Politically, it’s a dead zone until Labor Day, as sycophantic Democratic reporters and commentators suck up to Kamala Harris (the Joy!), and “The Nation’s Dad,” running mate Tim Walz, and will continue to so until their all-expenses-paid junket in late-August, also known as the Democratic National Convention, concludes, and the presidential campaign begins in earnest. Rove isn’t a Harris cheerleader, and is ambivalent about Trump, so you’d think he’d skip writing the column for several weeks. I doubt he needs the paycheck—who knows, maybe Rove pays the Journal to publish him—and either hit the county fair circuit in Texas or huddle with the GOP Senatorial Committee he’s “assisting,” which he discloses in his columns.

Rove’s August 8th column read like a primer on What’s Happened So Far in the 2024 election cycle, maybe instructional for a curious 12-year-old, but not any adult who follows politics.

He notes: “The contest blew wide open after President Biden’s catastrophic performance [June 27th debate]. In the aftermath, it looked like smooth sailing for Mr. Trump. And it would have been had Mr. Biden not withdrawn on July 21. That changed everything.”

Breaking news! Maybe the Journal had to delay its print edition to include Rove’s stunning revelations. I’ve read the Journal since I was a young man—and still remember my oldest brother’s irritation when the daily expanded to two sections—and it’s disheartening to see it become slipshod, not only in its egregious association with Rove, but in many areas of the paper. It was only in the past 18 months that I’d read a headline, and story, in the paper, and wonder, “Is that true?” Granted, that’s the norm in all media today, but it’s still a jolt.

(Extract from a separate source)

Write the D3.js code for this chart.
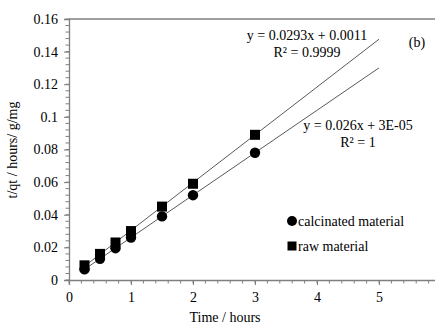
<!DOCTYPE html>
<html><head><meta charset="utf-8">
<script src="https://cdn.jsdelivr.net/npm/d3@7"></script>
<style>body{margin:0;background:#fff;} svg{display:block;} text{font-family:"Liberation Serif","Times New Roman",serif;fill:#000;}</style>
</head><body>
<svg id="c" width="435" height="325"></svg>
<script>
const timeHours = [0.25, 0.5, 0.75, 1, 1.5, 2, 3];
const calcinated = [0.0065, 0.013, 0.0195, 0.026, 0.039, 0.052, 0.078];
const raw = [0.009, 0.016, 0.023, 0.030, 0.045, 0.059, 0.089];
const fitCalc = {slope: 0.026, intercept: 0.00003, x0: 0.25, x1: 5};
const fitRaw = {slope: 0.0293, intercept: 0.0011, x0: 0.25, x1: 5};
const xTicks = [0, 1, 2, 3, 4, 5];
const yTicks = [0, 0.02, 0.04, 0.06, 0.08, 0.1, 0.12, 0.14, 0.16];

const svg = d3.select("#c");
const L = 69, R = 441, T = 19, B = 280;
const x = d3.scaleLinear().domain([0, 6]).range([L, R]);
const y = d3.scaleLinear().domain([0, 0.16]).range([B, T]);
const axisCol = "#7f7f7f";

// top border
svg.append("line").attr("x1", L).attr("x2", R).attr("y1", T).attr("y2", T)
  .attr("stroke", axisCol).attr("stroke-width", 1.3);

// minor ticks
const gx = svg.append("g");
d3.range(0, 6.01, 0.2).forEach(v => {
  gx.append("line").attr("x1", x(v)).attr("x2", x(v)).attr("y1", B).attr("y2", B + 3.5)
    .attr("stroke", axisCol).attr("stroke-width", 1);
});
d3.range(0, 0.1601, 0.004).forEach(v => {
  gx.append("line").attr("x1", L - 3.5).attr("x2", L).attr("y1", y(v)).attr("y2", y(v))
    .attr("stroke", axisCol).attr("stroke-width", 1);
});

const xAxis = svg.append("g").attr("transform", `translate(0,${B})`)
  .call(d3.axisBottom(x).tickValues(xTicks).tickFormat(d3.format("d")).tickSize(5).tickPadding(7));
const yAxis = svg.append("g").attr("transform", `translate(${L},0)`)
  .call(d3.axisLeft(y).tickValues(yTicks).tickFormat(d => d === 0 ? "0" : d3.format("")(+d.toFixed(2))).tickSize(5).tickPadding(6));
[xAxis, yAxis].forEach(g => {
  g.select(".domain").attr("stroke", axisCol).attr("stroke-width", 1.3);
  g.selectAll(".tick line").attr("stroke", axisCol);
  g.selectAll("text").attr("font-family", "Liberation Serif").attr("font-size", 14).attr("fill", "#000");
});

// trendlines
[fitRaw, fitCalc].forEach(f => {
  svg.append("line")
    .attr("x1", x(f.x0)).attr("y1", y(f.slope * f.x0 + f.intercept))
    .attr("x2", x(f.x1)).attr("y2", y(f.slope * f.x1 + f.intercept))
    .attr("stroke", "#5a5a5a").attr("stroke-width", 1);
});

// markers
svg.append("g").selectAll("rect").data(timeHours).join("rect")
  .attr("x", (d) => x(d) - 5).attr("y", (d, i) => y(raw[i]) - 5)
  .attr("width", 10).attr("height", 10).attr("fill", "#000");
svg.append("g").selectAll("circle").data(timeHours).join("circle")
  .attr("cx", d => x(d)).attr("cy", (d, i) => y(calcinated[i])).attr("r", 5.2).attr("fill", "#000");

// annotations
const t = (txt, xx, yy, anchor) => svg.append("text").attr("x", xx).attr("y", yy)
  .attr("text-anchor", anchor || "middle").attr("font-size", 14).text(txt);
t("y = 0.0293x + 0.0011", 307, 40);
t("R² = 0.9999", 307, 57);
t("(b)", 417, 47);
t("y = 0.026x + 3E-05", 358, 130);
t("R² = 1", 358, 147);

// legend
svg.append("circle").attr("cx", 292).attr("cy", 221).attr("r", 5).attr("fill", "#000");
t("calcinated material", 298, 226, "start");
svg.append("rect").attr("x", 287.5).attr("y", 241.5).attr("width", 9).attr("height", 9).attr("fill", "#000");
t("raw material", 298, 251, "start");

// axis titles
t("Time / hours", 225, 322);
svg.append("text").attr("transform", "translate(17,150) rotate(-90)")
  .attr("text-anchor", "middle").attr("font-size", 14).text("t/qt / hours/ g/mg");
</script>
</body></html>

In mentioning, correctly, some of Trump’s petty recent stumbles—hectoring Georgia’s Gov. Brian Kemp, again, over the 2020 election, making absurd claims about the size of his rallies, the “greatest hits”—Rove omits that the GOP candidate was nearly assassinated, under still-suspicious circumstances, surely worth including in his round-up. And then this novel observation: “This race will be decided by each party’s success in two fundamental tasks—turning out its base and persuading independent, swing voters.” Given his political jobs, it’s not surprising that Rove cites polls—Real Clear Politics’ aggregate, ABC/Ipsos, SurveyUSA, CBS—since he “crunches” numbers for a living, but you’d think George W. Bush’s campaign architect in 2000 and 2004 would add the caveat that all polls, some flimsy in methodology, are transitory, and change week-to-week. Rove’s not dumb, he knows this, and it’s insulting to his readers not to say so.

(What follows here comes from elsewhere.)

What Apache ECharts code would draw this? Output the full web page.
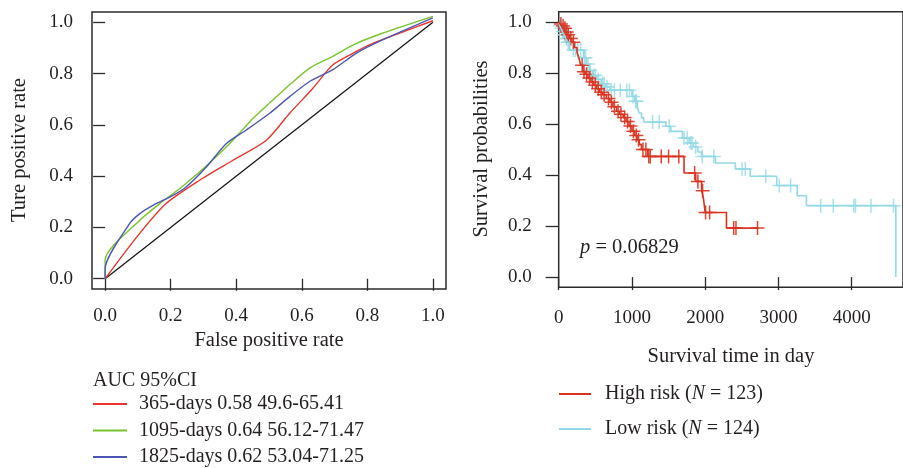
<!DOCTYPE html>
<html>
<head>
<meta charset="utf-8">
<script src="https://cdn.jsdelivr.net/npm/echarts@6/dist/echarts.min.js"></script>
<style>
  html, body { margin: 0; padding: 0; background: #fff; }
  #chart { width: 903px; height: 468px; }
</style>
</head>
<body>
<div id="chart"></div>
<script>
// ---- ROC curves (false positive rate, true positive rate) ----
const roc365 = [[0,0],[0.1,0.168],[0.186,0.293],[0.288,0.384],[0.39,0.462],[0.492,0.54],[0.563,0.645],[0.634,0.743],[0.695,0.834],[0.757,0.88],[0.808,0.913],[0.899,0.958],[1,1.006]];
const roc1095 = [[0,0],[0,0.073],[0.105,0.227],[0.166,0.292],[0.227,0.351],[0.288,0.416],[0.349,0.488],[0.4,0.554],[0.451,0.625],[0.512,0.697],[0.563,0.756],[0.624,0.821],[0.695,0.867],[0.757,0.912],[0.848,0.958],[1,1.023]];
const roc1825 = [[0,0],[0,0.038],[0.074,0.214],[0.105,0.253],[0.146,0.286],[0.207,0.325],[0.247,0.358],[0.309,0.436],[0.37,0.527],[0.431,0.58],[0.502,0.645],[0.563,0.71],[0.624,0.769],[0.695,0.815],[0.767,0.88],[0.848,0.932],[1,1.017]];
const rocDiagonal = [[0,0],[1,1]];
const rocNames = ['365-days 0.58 49.6-65.41', '1095-days 0.64 56.12-71.47', '1825-days 0.62 53.04-71.25'];
const rateTicks = [0, 0.2, 0.4, 0.6, 0.8, 1.0];

// ---- Kaplan-Meier curves: event times (days) and survival after each step ----
const highTime = [0, 20, 45, 70, 95, 120, 150, 180, 215, 250, 275, 300, 330, 360, 400, 440, 480, 520, 560, 600, 650, 700, 740, 790, 830, 880, 920, 960, 1000, 1040, 1070, 1100, 1130, 1214, 1711, 1870, 1951, 1975, 1988, 2000, 2290, 2727];
const highSurv = [1.0, 0.992, 0.984, 0.975, 0.96, 0.95, 0.935, 0.92, 0.9, 0.88, 0.86, 0.83, 0.805, 0.795, 0.78, 0.765, 0.752, 0.738, 0.724, 0.715, 0.70, 0.685, 0.668, 0.65, 0.638, 0.625, 0.61, 0.592, 0.572, 0.555, 0.538, 0.52, 0.5, 0.473, 0.408, 0.375, 0.338, 0.31, 0.28, 0.253, 0.192, 0.192];
const highCensor = [30, 60, 85, 110, 130, 165, 200, 320, 345, 380, 420, 460, 500, 540, 580, 620, 680, 720, 760, 810, 850, 900, 940, 980, 1020, 1060, 1090, 1150, 1190, 1230, 1250, 1400, 1500, 1640, 1856, 1900, 1965, 2005, 2060, 2389, 2420, 2714];

const lowTime = [0, 15, 30, 50, 70, 95, 120, 150, 340, 380, 420, 460, 520, 580, 640, 700, 1000, 1040, 1075, 1100, 1130, 1160, 1463, 1530, 1690, 1780, 1840, 1900, 1950, 2140, 2412, 2615, 2976, 3256, 3382, 4602];
const lowSurv = [1.0, 0.985, 0.975, 0.962, 0.95, 0.935, 0.92, 0.89, 0.86, 0.835, 0.81, 0.79, 0.775, 0.758, 0.745, 0.732, 0.708, 0.689, 0.663, 0.643, 0.624, 0.608, 0.591, 0.571, 0.545, 0.525, 0.51, 0.49, 0.473, 0.447, 0.424, 0.395, 0.359, 0.319, 0.28, 0];
const lowCensor = [25, 40, 55, 60, 80, 90, 105, 110, 130, 140, 200, 230, 260, 300, 350, 365, 400, 430, 480, 500, 540, 600, 620, 660, 718, 760, 840, 930, 966, 1015, 1050, 1060, 1282, 1372, 1508, 1711, 1756, 1801, 1820, 1870, 1960, 2118, 2502, 2547, 2827, 3012, 3166, 3577, 3748, 4028, 4052, 4263, 4570];
const dayTicks = [0, 1000, 2000, 3000, 4000];
const pValueText = '0.06829';
const groupLabels = { 'High risk': '123', 'Low risk': '124' };

// survival level in effect at a given time (step function)
function survAt(times, surv, t) {
  let s = surv[0];
  for (let i = 0; i < times.length; i++) { if (times[i] <= t) s = surv[i]; else break; }
  return s;
}
const pairs = (xs, ys) => xs.map((x, i) => [x, ys[i]]);

const FONT = 'Liberation Serif';
const INK = '#231f20';
const AXIS = '#2b2b2b';
const RED = '#e8362b', GREEN = '#78c42a', BLUE = '#4d57b3';
const KM_RED = '#d9321f', KM_CYAN = '#92d9e6';
const plus = 'path://M0,-7L0,7M-7,0L7,0';
const TICK_FS = 19, TITLE_FS = 20.5, LEG_FS = 20;

const chart = echarts.init(document.getElementById('chart'), null, { renderer: 'canvas' });

function rateAxis(gridIndex, tickLen, labelMargin) {
  return {
    gridIndex: gridIndex, type: 'value', min: -0.04, max: 1.04,
    axisLine: { show: false },
    splitLine: { show: false },
    axisTick: { show: true, customValues: rateTicks, length: tickLen, lineStyle: { color: AXIS, width: 1.3 } },
    axisLabel: { customValues: rateTicks, formatter: v => v.toFixed(1), fontFamily: FONT, fontSize: TICK_FS, color: INK, margin: labelMargin }
  };
}

const option = {
  animation: false,
  backgroundColor: '#fff',
  grid: [
    { left: 92, top: 12, width: 354, height: 277, show: true, borderColor: AXIS, borderWidth: 1.5, backgroundColor: 'transparent' },
    { left: 558.7, top: 11.7, right: -3, height: 275.6, show: true, borderColor: AXIS, borderWidth: 1.5, backgroundColor: 'transparent' }
  ],
  xAxis: [
    rateAxis(0, 12, 18),
    {
      gridIndex: 1, type: 'value', min: 0, max: 4700,
      axisLine: { show: false }, splitLine: { show: false },
      axisTick: { customValues: dayTicks, length: 13, lineStyle: { color: AXIS, width: 1.3 } },
      axisLabel: { customValues: dayTicks, formatter: v => String(v), fontFamily: FONT, fontSize: TICK_FS, color: INK, margin: 21 }
    }
  ],
  yAxis: [
    rateAxis(0, 12, 19),
    rateAxis(1, 13, 27)
  ],
  legend: [
    {
      data: rocNames, orient: 'vertical', left: 93, top: 394, height: 90, padding: 0,
      itemWidth: 34, itemHeight: 2, icon: 'rect', itemGap: 6.5, selectedMode: false,
      textStyle: { fontFamily: FONT, fontSize: LEG_FS, color: INK, padding: [0, 0, 0, 7] }
    },
    {
      data: ['High risk', 'Low risk'], orient: 'vertical', left: 559, top: 384, height: 90, padding: 0,
      itemWidth: 32, itemHeight: 2, icon: 'rect', itemGap: 15, selectedMode: false,
      formatter: name => name + ' ({i|N} = ' + groupLabels[name] + ')',
      textStyle: { fontFamily: FONT, fontSize: LEG_FS, color: INK, padding: [0, 0, 0, 9],
        rich: { i: { fontFamily: FONT, fontSize: LEG_FS, fontStyle: 'italic', color: INK } } }
    }
  ],
  graphic: [
    { type: 'text', left: 93, top: 371, style: { text: 'AUC 95%CI', font: LEG_FS + 'px "Liberation Serif"', fill: INK } },
    { type: 'text', x: 269, y: 341, style: { text: 'False positive rate', font: TITLE_FS + 'px "Liberation Serif"', fill: INK, align: 'center', verticalAlign: 'middle' } },
    { type: 'text', x: 20, y: 150, rotation: Math.PI / 2, style: { text: 'Ture positive rate', font: TITLE_FS + 'px "Liberation Serif"', fill: INK, align: 'center', verticalAlign: 'middle' } },
    { type: 'text', x: 731, y: 357, style: { text: 'Survival time in day', font: TITLE_FS + 'px "Liberation Serif"', fill: INK, align: 'center', verticalAlign: 'middle' } },
    { type: 'text', x: 482, y: 149, rotation: Math.PI / 2, style: { text: 'Survival probabilities', font: TITLE_FS + 'px "Liberation Serif"', fill: INK, align: 'center', verticalAlign: 'middle' } },
    { type: 'text', x: 580, y: 248, style: {
        text: '{i|p} = ' + pValueText, font: TITLE_FS + 'px "Liberation Serif"', fill: INK, verticalAlign: 'middle',
        rich: { i: { font: 'italic ' + TITLE_FS + 'px "Liberation Serif"', fill: INK } } } }
  ],
  series: [
    { type: 'line', name: 'diagonal', xAxisIndex: 0, yAxisIndex: 0, data: rocDiagonal, symbol: 'none',
      lineStyle: { color: '#111', width: 1.2 }, silent: true },
    { type: 'line', name: rocNames[0], xAxisIndex: 0, yAxisIndex: 0, data: roc365, symbol: 'none', smooth: 0.25,
      color: RED, lineStyle: { color: RED, width: 1.4 } },
    { type: 'line', name: rocNames[1], xAxisIndex: 0, yAxisIndex: 0, data: roc1095, symbol: 'none', smooth: 0.25,
      color: GREEN, lineStyle: { color: GREEN, width: 1.4 } },
    { type: 'line', name: rocNames[2], xAxisIndex: 0, yAxisIndex: 0, data: roc1825, symbol: 'none', smooth: 0.25,
      color: BLUE, lineStyle: { color: BLUE, width: 1.4 } },

    { type: 'line', name: 'Low risk', xAxisIndex: 1, yAxisIndex: 1, data: pairs(lowTime, lowSurv), step: 'end', symbol: 'none',
      color: KM_CYAN, lineStyle: { color: KM_CYAN, width: 1.6 } },
    { type: 'scatter', name: 'Low risk censored', xAxisIndex: 1, yAxisIndex: 1,
      data: lowCensor.map(t => [t, survAt(lowTime, lowSurv, t)]),
      symbol: plus, symbolSize: 14, itemStyle: { color: 'transparent', borderColor: KM_CYAN, borderWidth: 1.5 } },
    { type: 'line', name: 'High risk', xAxisIndex: 1, yAxisIndex: 1, data: pairs(highTime, highSurv), step: 'end', symbol: 'none',
      color: KM_RED, lineStyle: { color: KM_RED, width: 1.6 } },
    { type: 'scatter', name: 'High risk censored', xAxisIndex: 1, yAxisIndex: 1,
      data: highCensor.map(t => [t, survAt(highTime, highSurv, t)]),
      symbol: plus, symbolSize: 14, itemStyle: { color: 'transparent', borderColor: KM_RED, borderWidth: 1.5, opacity: 0.9 } }
  ]
};
chart.setOption(option);
</script>
</body>
</html>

He’s a stalwart Republican, but still, a laundry list of Harris’ countless, and vacuous, slip-ups would at least make his column less dated and repetitive. Despite the current media hoopla over Harris’ “joy,” she’s the Chicago White Sox compared to Barack Obama’s Baltimore Orioles, and that’s largely missing from “the national conversation.” Obama didn’t do much as president, but I can’t recall a more dynamic candidate in modern politics, at least in 2008, the way he captivated crowds, owned those crowds, because he was by turns serious and cool. Yes, he could! Harris is a dud, no matter what the media—whose complicity in the cover-up of Biden’s infirmities, which any citizen with eyeballs noticed, hasn’t yet been adequately examined—regurgitates. (Maureen Dowd and David Ignatius were two prominent commentators, if a pundit today can be called “prominent,” who last year wrote that Biden wasn’t fit for a second term.)

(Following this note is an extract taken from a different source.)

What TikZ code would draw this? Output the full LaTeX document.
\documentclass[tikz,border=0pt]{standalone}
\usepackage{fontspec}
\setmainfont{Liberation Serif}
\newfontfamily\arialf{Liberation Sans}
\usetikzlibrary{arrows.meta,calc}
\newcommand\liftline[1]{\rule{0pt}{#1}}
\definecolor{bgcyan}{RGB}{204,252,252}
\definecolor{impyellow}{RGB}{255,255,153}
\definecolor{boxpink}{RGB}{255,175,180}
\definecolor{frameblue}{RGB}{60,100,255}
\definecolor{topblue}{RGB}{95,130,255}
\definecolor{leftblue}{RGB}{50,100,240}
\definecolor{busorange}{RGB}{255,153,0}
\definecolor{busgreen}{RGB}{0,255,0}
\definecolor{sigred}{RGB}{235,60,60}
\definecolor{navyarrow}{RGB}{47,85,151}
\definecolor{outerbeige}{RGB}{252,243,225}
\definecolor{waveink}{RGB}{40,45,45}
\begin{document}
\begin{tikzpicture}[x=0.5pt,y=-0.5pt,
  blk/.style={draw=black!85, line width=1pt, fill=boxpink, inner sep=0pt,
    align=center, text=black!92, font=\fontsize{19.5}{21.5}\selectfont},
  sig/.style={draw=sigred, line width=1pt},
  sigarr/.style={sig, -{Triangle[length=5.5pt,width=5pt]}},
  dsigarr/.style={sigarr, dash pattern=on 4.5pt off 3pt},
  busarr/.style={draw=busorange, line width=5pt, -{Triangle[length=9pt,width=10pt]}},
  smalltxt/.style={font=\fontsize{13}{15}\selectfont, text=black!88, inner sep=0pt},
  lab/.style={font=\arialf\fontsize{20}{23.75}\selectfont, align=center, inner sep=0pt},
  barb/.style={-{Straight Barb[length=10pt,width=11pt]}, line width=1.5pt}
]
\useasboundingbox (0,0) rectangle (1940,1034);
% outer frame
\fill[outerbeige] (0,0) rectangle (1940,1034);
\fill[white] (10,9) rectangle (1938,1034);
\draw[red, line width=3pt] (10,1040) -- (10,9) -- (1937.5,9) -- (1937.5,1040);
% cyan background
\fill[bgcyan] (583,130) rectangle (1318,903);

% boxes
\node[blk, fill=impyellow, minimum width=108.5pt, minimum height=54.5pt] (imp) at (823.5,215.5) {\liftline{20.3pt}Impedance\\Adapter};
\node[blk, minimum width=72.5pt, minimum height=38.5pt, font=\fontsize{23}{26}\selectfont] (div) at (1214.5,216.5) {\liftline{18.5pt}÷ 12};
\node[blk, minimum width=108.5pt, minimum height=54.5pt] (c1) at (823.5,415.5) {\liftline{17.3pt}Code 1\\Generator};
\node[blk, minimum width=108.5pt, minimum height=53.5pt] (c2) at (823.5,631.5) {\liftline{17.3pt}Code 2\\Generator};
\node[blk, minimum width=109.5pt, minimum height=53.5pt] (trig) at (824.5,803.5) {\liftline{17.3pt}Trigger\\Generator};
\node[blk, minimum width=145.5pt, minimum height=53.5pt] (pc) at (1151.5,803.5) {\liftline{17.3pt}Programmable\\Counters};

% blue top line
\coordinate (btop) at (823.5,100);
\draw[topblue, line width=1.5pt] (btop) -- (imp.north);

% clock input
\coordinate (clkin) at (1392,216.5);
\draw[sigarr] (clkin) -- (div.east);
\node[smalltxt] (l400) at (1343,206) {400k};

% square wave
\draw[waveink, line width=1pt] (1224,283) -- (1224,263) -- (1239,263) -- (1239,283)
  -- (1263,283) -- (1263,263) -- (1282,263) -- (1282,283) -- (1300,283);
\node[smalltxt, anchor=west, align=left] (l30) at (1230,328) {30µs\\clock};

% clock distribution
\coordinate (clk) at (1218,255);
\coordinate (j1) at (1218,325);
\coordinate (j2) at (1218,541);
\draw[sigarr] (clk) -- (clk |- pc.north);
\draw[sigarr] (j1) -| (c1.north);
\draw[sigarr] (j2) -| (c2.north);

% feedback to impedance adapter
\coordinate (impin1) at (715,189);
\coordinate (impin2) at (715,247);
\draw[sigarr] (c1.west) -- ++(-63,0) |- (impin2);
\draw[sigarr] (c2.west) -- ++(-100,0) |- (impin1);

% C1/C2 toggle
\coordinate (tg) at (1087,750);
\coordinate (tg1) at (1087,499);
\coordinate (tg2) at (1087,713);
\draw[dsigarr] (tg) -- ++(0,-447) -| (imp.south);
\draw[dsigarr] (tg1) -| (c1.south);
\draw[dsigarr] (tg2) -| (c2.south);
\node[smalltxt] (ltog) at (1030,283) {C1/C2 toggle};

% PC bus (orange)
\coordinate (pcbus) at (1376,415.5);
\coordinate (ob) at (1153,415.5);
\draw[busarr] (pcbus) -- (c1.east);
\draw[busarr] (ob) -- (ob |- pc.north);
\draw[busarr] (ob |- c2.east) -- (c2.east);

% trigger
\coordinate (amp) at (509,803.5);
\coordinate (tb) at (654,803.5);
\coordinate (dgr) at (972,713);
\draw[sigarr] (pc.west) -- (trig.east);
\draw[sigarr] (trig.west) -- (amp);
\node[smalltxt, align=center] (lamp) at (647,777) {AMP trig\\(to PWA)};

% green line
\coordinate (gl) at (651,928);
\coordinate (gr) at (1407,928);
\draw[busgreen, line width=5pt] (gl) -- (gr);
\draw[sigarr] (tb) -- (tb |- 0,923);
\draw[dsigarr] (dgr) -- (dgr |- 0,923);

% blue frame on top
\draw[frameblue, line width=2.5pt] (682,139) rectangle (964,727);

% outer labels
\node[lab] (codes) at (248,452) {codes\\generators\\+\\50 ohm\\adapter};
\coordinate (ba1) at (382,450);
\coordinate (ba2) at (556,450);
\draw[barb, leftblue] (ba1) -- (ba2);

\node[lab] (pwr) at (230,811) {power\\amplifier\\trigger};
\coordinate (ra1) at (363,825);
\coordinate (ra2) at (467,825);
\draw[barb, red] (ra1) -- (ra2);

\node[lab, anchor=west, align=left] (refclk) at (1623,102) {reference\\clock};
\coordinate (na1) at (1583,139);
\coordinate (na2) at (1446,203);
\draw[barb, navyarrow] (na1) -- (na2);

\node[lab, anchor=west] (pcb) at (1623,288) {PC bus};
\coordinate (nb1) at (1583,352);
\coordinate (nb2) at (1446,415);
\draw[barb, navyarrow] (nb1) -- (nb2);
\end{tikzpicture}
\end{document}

Rove was an adviser to Trump’s unsuccessful campaign in 2020, and I’m not sure where his allegiance is today. The major newspapers in the United States today are rife with questionable decision-making—as Crispin Sartwell has written at Splice Today the practice of ghost-written op-eds under the byline of an elected official is noxious—but Rove’s sinecure at the Journal is flagrant.